Activities to Keep Children Busy
The best busy activities match your child’s energy: low-prep creative stations for calm days, movement games for restless ones, and short “jobs” that make them feel capable—not just occupied.
The short answer: match the activity to your child’s energy level, rotate five or six favorites so nothing goes stale, and use twenty- to thirty-minute focused blocks instead of an open-ended “go play.” Busy children are not a problem to solve—they need the right kind of engagement, not more stuff.
Low-prep creative (10–30 minutes)
Creative activities work when setup takes less than two minutes. Keep a drawer or box ready: paper, crayons, glue stick, safety scissors, and a bowl of scraps.
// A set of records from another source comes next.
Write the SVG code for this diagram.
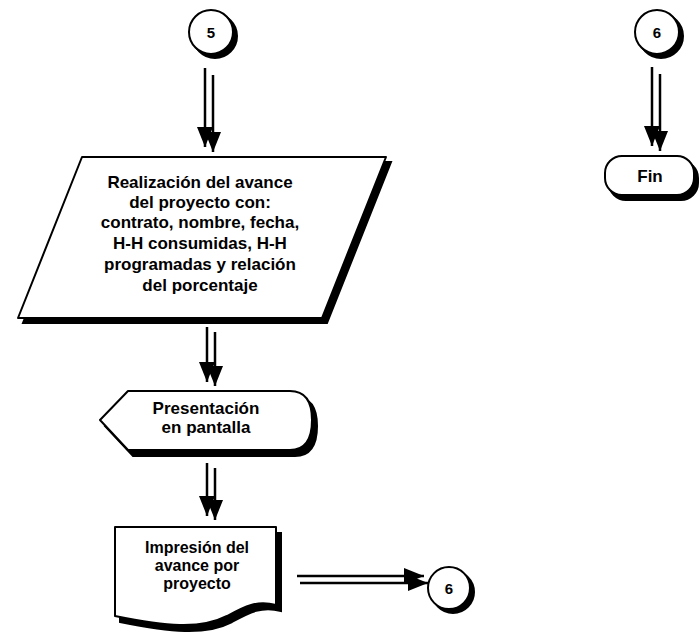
<svg xmlns="http://www.w3.org/2000/svg" width="700" height="641" viewBox="0 0 700 641">
  <style>
    .lbl { font-family: "Liberation Sans", Arial, sans-serif; font-weight: bold; font-size: 17px; fill: #000; text-anchor: middle; }
    .doc { font-size: 16px; }
    .num { font-family: "Liberation Sans", Arial, sans-serif; font-weight: bold; font-size: 15px; fill: #000; text-anchor: middle; }
    .shape { fill: #fff; stroke: #000; stroke-width: 2; stroke-linejoin: round; }
    .shadow { fill: #000; stroke: #000; stroke-width: 2; }
    .wire { stroke: #000; stroke-width: 2.5; fill: none; marker-end: url(#head); }
  </style>
  <defs>
    <marker id="head" viewBox="0 0 20 16" refX="20" refY="8" markerWidth="20" markerHeight="16" markerUnits="userSpaceOnUse" orient="auto">
      <path d="M0,0 L20,8 L0,16 Z" fill="#000"/>
    </marker>
  </defs>
  <rect width="700" height="641" fill="#fff"/>

  <!-- connector 5 -->
  <g id="conn5">
    <circle class="shadow" cx="215" cy="36" r="22"/>
    <circle class="shape" cx="211" cy="32" r="22" stroke-width="2.5"/>
    <text class="num" x="211" y="37.5">5</text>
  </g>

  <!-- connector 6 (top right) -->
  <g id="conn6top">
    <circle class="shadow" cx="661" cy="36" r="22"/>
    <circle class="shape" cx="657" cy="32" r="22" stroke-width="2.5"/>
    <text class="num" x="657" y="37.5">6</text>
  </g>

  <!-- end terminator -->
  <g id="fin">
    <rect class="shadow" x="609" y="161" width="89" height="39" rx="17"/>
    <rect class="shape" x="605" y="156" width="89" height="39" rx="17"/>
    <text class="lbl" x="650" y="182">Fin</text>
  </g>

  <!-- input/output: progress data -->
  <g id="avance">
    <polygon class="shadow" points="87,162 391,162 327,323 23,323"/>
    <polygon class="shape" points="82,157 386,157 322,318 18,318"/>
    <text class="lbl" x="200" y="188">Realización del avance</text>
    <text class="lbl" x="200" y="208">del proyecto con:</text>
    <text class="lbl" x="200" y="228">contrato, nombre, fecha,</text>
    <text class="lbl" x="200" y="249">H-H consumidas, H-H</text>
    <text class="lbl" x="200" y="270">programadas y relación</text>
    <text class="lbl" x="200" y="291">del porcentaje</text>
  </g>

  <!-- display -->
  <g id="pantalla">
    <path class="shadow" d="M105,426 L133,397 L295,397 Q317,397 317,426 Q317,456 295,456 L133,456 Z"/>
    <path class="shape" d="M100,420 L128,391 L290,391 Q312,391 312,420 Q312,450 290,450 L128,450 Z"/>
    <text class="lbl" x="206" y="414">Presentación</text>
    <text class="lbl" x="206" y="433">en pantalla</text>
  </g>

  <!-- printed document -->
  <g id="impresion">
    <path class="shadow" d="M120,533 L281,533 L281,611 C262,606 250,612 232,622 C205,636 170,632 120,622 Z"/>
    <path class="shape" d="M115,527 L276,527 L276,605 C257,600 245,606 227,616 C200,630 165,626 115,616 Z"/>
    <text class="lbl doc" x="197" y="553">Impresión del</text>
    <text class="lbl doc" x="197" y="571">avance por</text>
    <text class="lbl doc" x="197" y="589">proyecto</text>
  </g>

  <!-- connector 6 (off-page continuation) -->
  <g id="conn6">
    <circle class="shadow" cx="453" cy="592" r="21"/>
    <circle class="shape" cx="449" cy="588" r="21" stroke-width="2.5"/>
    <text class="num" x="449" y="593.5">6</text>
  </g>

  <!-- flow arrows, each with its offset shadow stroke -->
  <g id="connectors">
    <line class="wire" x1="205" y1="68" x2="205" y2="147"/>
    <line class="wire" x1="213" y1="75" x2="213" y2="152"/>
    <line class="wire" x1="207" y1="327" x2="207" y2="382"/>
    <line class="wire" x1="215" y1="332" x2="215" y2="386"/>
    <line class="wire" x1="207" y1="463" x2="207" y2="516"/>
    <line class="wire" x1="215" y1="468" x2="215" y2="520"/>
    <line class="wire" x1="297" y1="576" x2="424" y2="576"/>
    <line class="wire" x1="300" y1="583" x2="428" y2="583"/>
    <line class="wire" x1="652" y1="67" x2="652" y2="146"/>
    <line class="wire" x1="660" y1="74" x2="660" y2="151"/>
  </g>
</svg>
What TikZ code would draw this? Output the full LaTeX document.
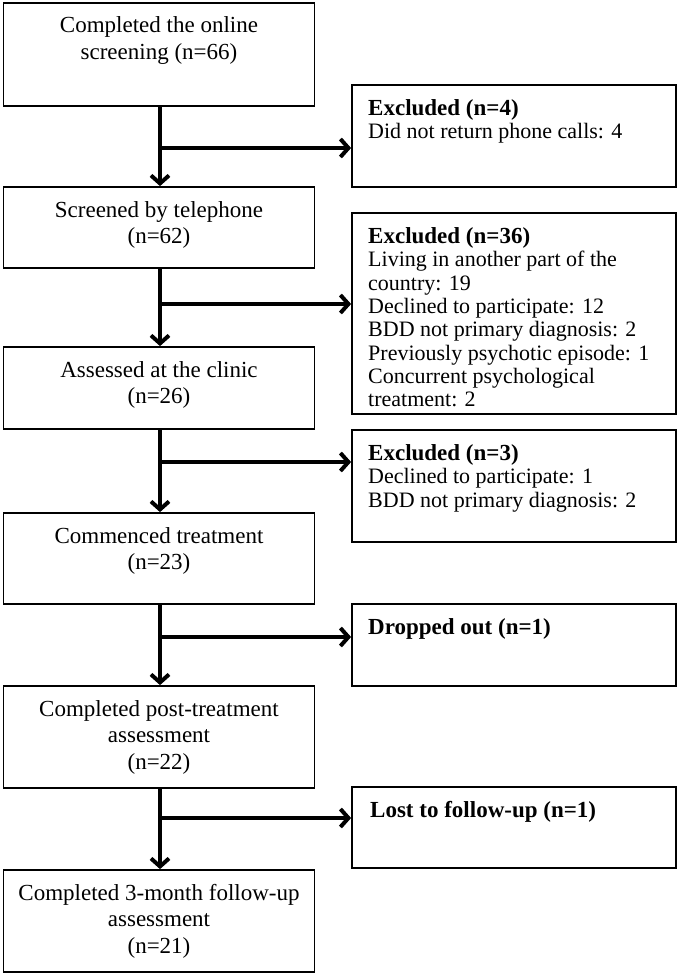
\documentclass[tikz,border=0pt]{standalone}
\usepackage{fontspec}
\setmainfont{Liberation Serif}
\usetikzlibrary{arrows.meta}
\newcommand{\hdfont}{\bfseries\fontsize{23}{23.3}\selectfont}
\begin{document}
\begin{tikzpicture}[x=1pt,y=-1pt,
  lbox/.style={draw=black, line width=1.8pt, rectangle, minimum width=311pt, inner sep=0pt},
  rbox/.style={draw=black, line width=1.8pt, rectangle, minimum width=324pt, inner sep=0pt},
  ltext/.style={anchor=north, align=center, inner sep=0pt, font=\fontsize{23}{26.5}\selectfont},
  rtext/.style={anchor=north west, align=left, inner sep=0pt, font=\fontsize{22}{23.3}\selectfont},
  flow/.style={line width=4pt, -{Straight Barb[length=8pt,width=18pt]}},
]
\useasboundingbox (0,0) rectangle (678,975);

% left boxes
\node[lbox, minimum height=103pt] (b1) at (159,54.5) {};
\node[lbox, minimum height=81pt]  (b2) at (159,227.5) {};
\node[lbox, minimum height=82pt]  (b3) at (159,388) {};
\node[lbox, minimum height=91pt]  (b4) at (159,558.5) {};
\node[lbox, minimum height=102pt] (b5) at (159,737) {};
\node[lbox, minimum height=102pt] (b6) at (159,921) {};

\node[ltext] (t1) at (159,16.5) {Completed the online\\screening (n=66)};
\node[ltext] (t2) at (159,201) {Screened by telephone\\(n=62)};
\node[ltext] (t3) at (159,361) {Assessed at the clinic\\(n=26)};
\node[ltext] (t4) at (159,527) {Commenced treatment\\(n=23)};
\node[ltext] (t5) at (159,700) {Completed post-treatment\\assessment\\(n=22)};
\node[ltext] (t6) at (159,884) {Completed 3-month follow-up\\assessment\\(n=21)};

% right boxes
\node[rbox, minimum height=102pt] (r1) at (514,136) {};
\node[rbox, minimum height=201pt] (r2) at (514,313.5) {};
\node[rbox, minimum height=112pt] (r3) at (514,486) {};
\node[rbox, minimum height=82pt]  (r4) at (514,645) {};
\node[rbox, minimum height=81pt]  (r5) at (514,827.5) {};

\node[rtext] (s1) at (368,99.5) {{\hdfont Excluded (n=4)}\\Did not return phone calls: 4};
\node[rtext] (s2) at (368,227.5) {{\hdfont Excluded (n=36)}\\Living in another part of the\\country: 19\\Declined to participate: 12\\BDD not primary diagnosis: 2\\Previously psychotic episode: 1\\Concurrent psychological\\treatment: 2};
\node[rtext] (s3) at (368,444.5) {{\hdfont Excluded (n=3)}\\Declined to participate: 1\\BDD not primary diagnosis: 2};
\node[rtext] (s4) at (368,618.5) {{\hdfont Dropped out (n=1)}};
\node[rtext] (s5) at (370,801.5) {{\hdfont Lost to follow-up (n=1)}};

% junctions
\coordinate (j1) at (160,148);
\coordinate (j2) at (160,304);
\coordinate (j3) at (160,462);
\coordinate (j4) at (160,637);
\coordinate (j5) at (160,818);

\draw[flow] (b1.south -| j1) -- (b2.north -| j1);
\draw[flow] (b2.south -| j2) -- (b3.north -| j2);
\draw[flow] (b3.south -| j3) -- (b4.north -| j3);
\draw[flow] (b4.south -| j4) -- (b5.north -| j4);
\draw[flow] (b5.south -| j5) -- (b6.north -| j5);

\draw[flow] (j1) -- (j1 -| r1.west);
\draw[flow] (j2) -- (j2 -| r2.west);
\draw[flow] (j3) -- (j3 -| r3.west);
\draw[flow] (j4) -- (j4 -| r4.west);
\draw[flow] (j5) -- (j5 -| r5.west);
\end{tikzpicture}
\end{document}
Simple prompts beat blank pages—“draw a house for a creature that has never been seen before” or “invent a vehicle that runs on something silly.”
- Collage box: cut old magazines, catalogs, or packaging into shapes.
- Playdough with cookie cutters and a rolling pin.
- Sticker scenes on folded cardstock.
- Coloring relay: one person does the background, the next the character, the next adds patterns—pass every three minutes.
- “Finish my drawing”: an adult starts a squiggle, the child turns it into something.
Movement when they need to burn energy
Restless children rarely settle with more sitting. Movement first, then focus.
- Obstacle course with cushions, chairs, and tape lines on the floor.
- Dance freeze: music on, freeze when it stops.
- Balloon keep-up—no hands allowed after the first minute.
- “Animal walks” laps through the hallway (bear crawl, crab walk, bunny hop).
- Target toss with rolled socks into a laundry basket.
“Helper” activities that feel like play
Children love feeling capable. Real jobs—scaled to their age—often hold attention longer than toys because they come with purpose.
- Sort laundry by color into piles.
- Water plants with a small watering can.
- Wash toy cars or plastic animals in a basin with soap.
- Set a pretend restaurant: menu, plates, taking orders from stuffed guests.
- Match socks from the clean laundry pile.
Quiet focus for transitions
Between high-energy blocks, quiet activities help bodies and minds downshift. Audiobooks plus LEGO, a puzzle with a visible timer, or “draw what happens next” in a story you read aloud all work well. The key is one activity, one place, one clear end point.
A simple weekly rotation
If you plan nothing else, rotate types across the week so each day feels different without daily planning.
- Monday: movement (obstacle course or outdoor play).
- Tuesday: create (drawing, collage, playdough).
- Wednesday: helper job (sorting, watering, pretend restaurant).
- Thursday: quiet focus (puzzle, audiobook, coloring).
- Friday: free choice from the jar of favorites.
The short answer again
Keeping children busy is not about filling every minute or defaulting to a screen. Match activity to energy, rotate a small set of favorites, and use twenty-minute blocks with a clear start and end. Capable beats merely occupied—and a child who helped sort socks or invented a character often arrives at quiet time calmer than one who was told to “go play” with no direction.